Its vertical, not horizontal
Very often, the way that requirements - usually described as stories or features - are broken into tasks is along a horizontal paradigm. But in an agile context, this is the wrong way to promote flexibility, efficiency and teamwork - in short, agility.by horizontal, I mean in the sense of layers of an application, an architecture that works in separating the presentation, business logic and data handling parts of applications. But should you create a breakdown of a story into tasks along these layers?
For example, a story "as a customer, I want to register on the website to gain access to personalized services" registration data might include name, address, phone numbers, email address, passwords, marketing preferences, etc.

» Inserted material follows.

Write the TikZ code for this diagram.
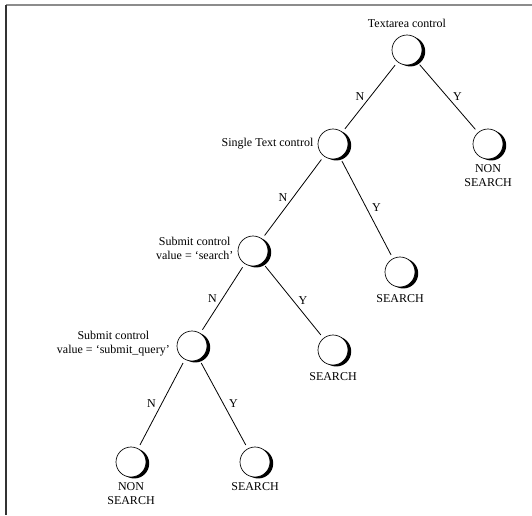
\documentclass[tikz,border=0pt]{standalone}
\usepackage{fontspec}
\setmainfont{Liberation Serif}
\usetikzlibrary{shadows}
\begin{document}
\begin{tikzpicture}[x=0.75pt,y=-0.75pt,
  dec/.style={circle, draw=black, line width=0.5pt, fill=white, minimum size=22.5pt, inner sep=0pt,
    drop shadow={shadow xshift=2.4pt, shadow yshift=-1.1pt, fill=black, opacity=1}},
  lbl/.style={font=\fontsize{9}{10.5}\selectfont, align=center, inner sep=1pt},
  conn/.style={line width=0.6pt, shorten <=3pt, shorten >=3pt},
  yn/.style={font=\fontsize{9}{10.5}\selectfont, inner sep=1pt}]
\useasboundingbox (0,0) rectangle (532,515);
\fill[white] (0,0) rectangle (532,515);
\draw[black!45, line width=1.1pt] (6,5) -- (532,5);
\draw[black!80, line width=1.5pt] (6,5) -- (6,515);

% decision nodes
\node[dec] (A) at (407,50) {};
\node[dec] (B) at (488,144) {};
\node[dec] (C) at (333,144) {};
\node[dec] (D) at (400,272) {};
\node[dec] (E) at (253,251) {};
\node[dec] (F) at (333,350) {};
\node[dec] (G) at (192,346) {};
\node[dec] (H) at (131,462) {};
\node[dec] (I) at (255,462) {};

% labels
\node[lbl, anchor=south] (lA) at ([yshift=4pt]A.north) {Textarea control};
\node[lbl, anchor=north] (lB) at ([yshift=-3pt]B.south) {NON\\SEARCH};
\node[lbl, anchor=east] (lC) at ([xshift=-2pt]C.west) {Single Text control};
\node[lbl, anchor=north] (lD) at ([yshift=-4pt]D.south) {SEARCH};
\node[lbl, anchor=east] (lE) at ([xshift=-2pt,yshift=2pt]E.west) {Submit control\\value = ‘search’};
\node[lbl, anchor=north] (lF) at ([yshift=-4pt]F.south) {SEARCH};
\node[lbl, anchor=east] (lG) at ([xshift=-4pt,yshift=2pt]G.west) {Submit control\\value = ‘submit\_query’};
\node[lbl, anchor=north] (lH) at ([yshift=-3pt]H.south) {NON\\SEARCH};
\node[lbl, anchor=north] (lI) at ([yshift=-3pt]I.south) {SEARCH};

% connectors
\draw[conn] (A) -- node[yn, left=3pt] (n1) {N} (C);
\draw[conn] (A) -- node[yn, right=3pt] (y1) {Y} (B);
\draw[conn] (C) -- node[yn, left=3pt] (n2) {N} (E);
\draw[conn] (C) -- node[yn, right=3pt] (y2) {Y} (D);
\draw[conn] (E) -- node[yn, left=3pt] (n3) {N} (G);
\draw[conn] (E) -- node[yn, right=3pt] (y3) {Y} (F);
\draw[conn] (G) -- node[yn, left=3pt] (n4) {N} (H);
\draw[conn] (G) -- node[yn, right=3pt] (y4) {Y} (I);
\end{tikzpicture}
\end{document}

Breaking the story horizontally would get the following:
- write page HTML
- write JavaScript form validation
- write business level logic
- write database queries
- Write test cases
- execute tests
This is a situation that can often happen, because it "seems natural" to do it, and is what developers and testers can easily identify with. However, this is a trap.
Instead, stories should be broken down vertically!

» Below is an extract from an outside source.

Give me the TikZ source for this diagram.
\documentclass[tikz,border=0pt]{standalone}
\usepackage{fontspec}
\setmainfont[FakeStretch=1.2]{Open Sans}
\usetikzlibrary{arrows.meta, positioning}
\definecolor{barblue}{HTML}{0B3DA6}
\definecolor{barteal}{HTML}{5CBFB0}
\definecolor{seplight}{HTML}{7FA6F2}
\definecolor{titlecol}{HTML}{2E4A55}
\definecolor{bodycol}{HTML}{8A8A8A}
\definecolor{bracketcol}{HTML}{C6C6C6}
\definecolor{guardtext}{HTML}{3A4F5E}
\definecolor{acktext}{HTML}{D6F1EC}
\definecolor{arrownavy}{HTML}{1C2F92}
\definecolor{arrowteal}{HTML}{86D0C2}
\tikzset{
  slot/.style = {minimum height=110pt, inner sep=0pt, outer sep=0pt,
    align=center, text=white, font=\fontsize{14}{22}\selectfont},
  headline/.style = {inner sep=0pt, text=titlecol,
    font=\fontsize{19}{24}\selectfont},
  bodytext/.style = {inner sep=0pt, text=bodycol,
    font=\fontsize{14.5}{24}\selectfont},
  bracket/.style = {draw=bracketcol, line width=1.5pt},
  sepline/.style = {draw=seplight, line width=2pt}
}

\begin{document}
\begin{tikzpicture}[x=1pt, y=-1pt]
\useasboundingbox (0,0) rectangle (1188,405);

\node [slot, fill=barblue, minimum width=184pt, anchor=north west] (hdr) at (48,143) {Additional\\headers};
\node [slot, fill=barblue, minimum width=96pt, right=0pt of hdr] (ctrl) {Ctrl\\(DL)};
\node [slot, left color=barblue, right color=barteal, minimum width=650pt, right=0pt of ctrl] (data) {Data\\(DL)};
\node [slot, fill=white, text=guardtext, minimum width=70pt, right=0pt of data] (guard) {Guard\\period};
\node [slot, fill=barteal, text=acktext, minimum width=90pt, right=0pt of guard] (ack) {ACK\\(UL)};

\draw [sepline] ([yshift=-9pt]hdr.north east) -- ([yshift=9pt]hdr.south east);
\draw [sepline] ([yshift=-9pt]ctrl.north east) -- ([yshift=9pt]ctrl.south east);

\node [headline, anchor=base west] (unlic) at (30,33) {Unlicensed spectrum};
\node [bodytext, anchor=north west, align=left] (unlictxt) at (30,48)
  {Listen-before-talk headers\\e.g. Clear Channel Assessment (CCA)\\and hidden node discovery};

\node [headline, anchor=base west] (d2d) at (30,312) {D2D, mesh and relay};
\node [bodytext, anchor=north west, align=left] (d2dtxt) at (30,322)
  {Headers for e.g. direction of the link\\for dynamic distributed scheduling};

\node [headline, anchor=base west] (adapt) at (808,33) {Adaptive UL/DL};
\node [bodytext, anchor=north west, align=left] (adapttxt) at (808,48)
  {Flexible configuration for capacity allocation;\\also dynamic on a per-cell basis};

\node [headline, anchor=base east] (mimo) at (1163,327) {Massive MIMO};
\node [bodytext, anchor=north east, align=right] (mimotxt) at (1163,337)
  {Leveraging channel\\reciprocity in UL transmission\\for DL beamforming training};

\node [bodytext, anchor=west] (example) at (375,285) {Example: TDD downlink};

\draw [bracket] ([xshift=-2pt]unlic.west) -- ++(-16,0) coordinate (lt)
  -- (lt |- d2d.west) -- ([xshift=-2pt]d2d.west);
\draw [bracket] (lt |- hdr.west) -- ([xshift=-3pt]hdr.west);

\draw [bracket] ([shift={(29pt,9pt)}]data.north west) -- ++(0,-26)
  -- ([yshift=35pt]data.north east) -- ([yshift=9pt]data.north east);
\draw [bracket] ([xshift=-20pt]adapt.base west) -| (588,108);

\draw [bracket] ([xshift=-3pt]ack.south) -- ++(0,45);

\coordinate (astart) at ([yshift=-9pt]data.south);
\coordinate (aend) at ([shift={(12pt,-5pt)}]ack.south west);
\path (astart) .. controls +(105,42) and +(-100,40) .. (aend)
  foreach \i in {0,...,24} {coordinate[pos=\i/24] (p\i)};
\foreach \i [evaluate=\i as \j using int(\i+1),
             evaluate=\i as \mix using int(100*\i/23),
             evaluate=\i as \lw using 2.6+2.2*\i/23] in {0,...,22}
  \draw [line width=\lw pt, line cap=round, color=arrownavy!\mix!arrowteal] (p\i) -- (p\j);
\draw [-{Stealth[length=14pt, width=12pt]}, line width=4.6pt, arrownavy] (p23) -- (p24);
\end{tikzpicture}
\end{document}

A vertical breakdown is where tasks include all necessary layers of the application to complete a tiny peice of functionality, including testing (and any other phase).These tiny pieces are worked on and delivered by several members of the team at once - i.e. when the designer is building the html, the developer can also code the business logic, and the tester can write test cases. So a vertical breakdown might look like this:- register name
- lookup address
- validate email address and password
- save marketing data
here are the advantages:
- The team can really start working together, rather than just working on bits of the same thing - no more silos
- The team can now start on the first tasks together - designer, coder, tester.
- These tasks are small, short-lived so they can soon be into the test phase, shortening the build-test cycle.
- if delays in the sprint happen (i.e. due to underestimation, sickness, priorities) work can stop on the story after any of these tasks and the work done until now is still deliverable.